Listening to legislators in Oregon talking about why Oregon hasn't been able to sign up a single new patient, you can clearly see this is a mess. I don't know why with three years to get ready and I read $300 million to set it up, this has turned into such a debacle but it sure sounds like it has.

To me it sounds like Obama needed one of those czars they claim he has so many of, who could really do this and it couldn't be Sebelius who had a lot of other work on her plate. It should have had a general or some kind of techie CEO dedicated to making it work (oh wait, we couldn't afford a CEO,they'd have wanted the whole $300 million lol).

That said, this should have gone to Medicare for all because as you said above, leaving in all those insurance companies wanting their usual profits, which have risen astronomically in the last 10 years, it was doomed to be more expensive than what people already had. Why didn't they realize it before the roll out?

And why would they add all the requirements to the policies (giving insurers an excuse to drop people) the same day they hoped to enroll 30 million uninsured. Did nobody think that pushing people off their junk policies would complicate adding the new people? One or the other should have gone first and maybe a year apart.
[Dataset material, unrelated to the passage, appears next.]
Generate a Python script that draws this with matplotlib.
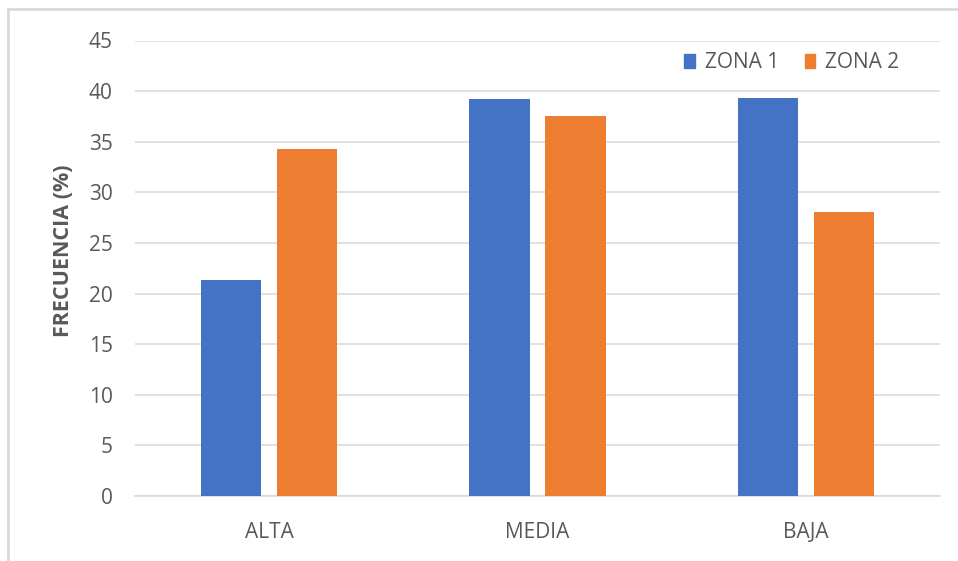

It is maddening as the whole world can do this. To me it seems like deliberate sabotage... dumdedumdum... Okay I am into the twilight zone maybe with that but given all the richest people out there and their primary goals to keep themselves where they are, is it really so far out there to think somebody didn't want this to work or is it all about a 2000 page bill full of too many complexities?

Listening to right wing radio yesterday, they are ecstatic and milking the failure, which goes way beyond a website, to paint it as Obama's Waterloo. This is all aimed at getting a Republican Senate and House and right after that two years of impeachment proceedings if it happens not to mention more personal Civil Rights taken, and voting limitations to kick out more minorities. 2014 is critical for Dems whether we are thrilled with ACA right now or not. Donate and volunteer as if they get control nothing will happen until '16 and we aren't living in a time we can afford nothing to happen.

I think they are wrong about it being catastrophic for obama or that it can't be fixed, but we can't pretend it was all done right or we sound like righties, always defending and never facing reality. And reality is we need this change in health care-- now how do we make it actually work for families across this country? Basic health care shouldn't be a fear but a right.

janinsanfran said...

Hi Rain: I think you are profoundly right that one aspect of this is the need for more doctors after a less expensive education. When the people of the United States really want something, we can get it done. This is something we should dearly want!

Civic Center said...

Looking forward to your account of the "obscure fragment of the back of beyond."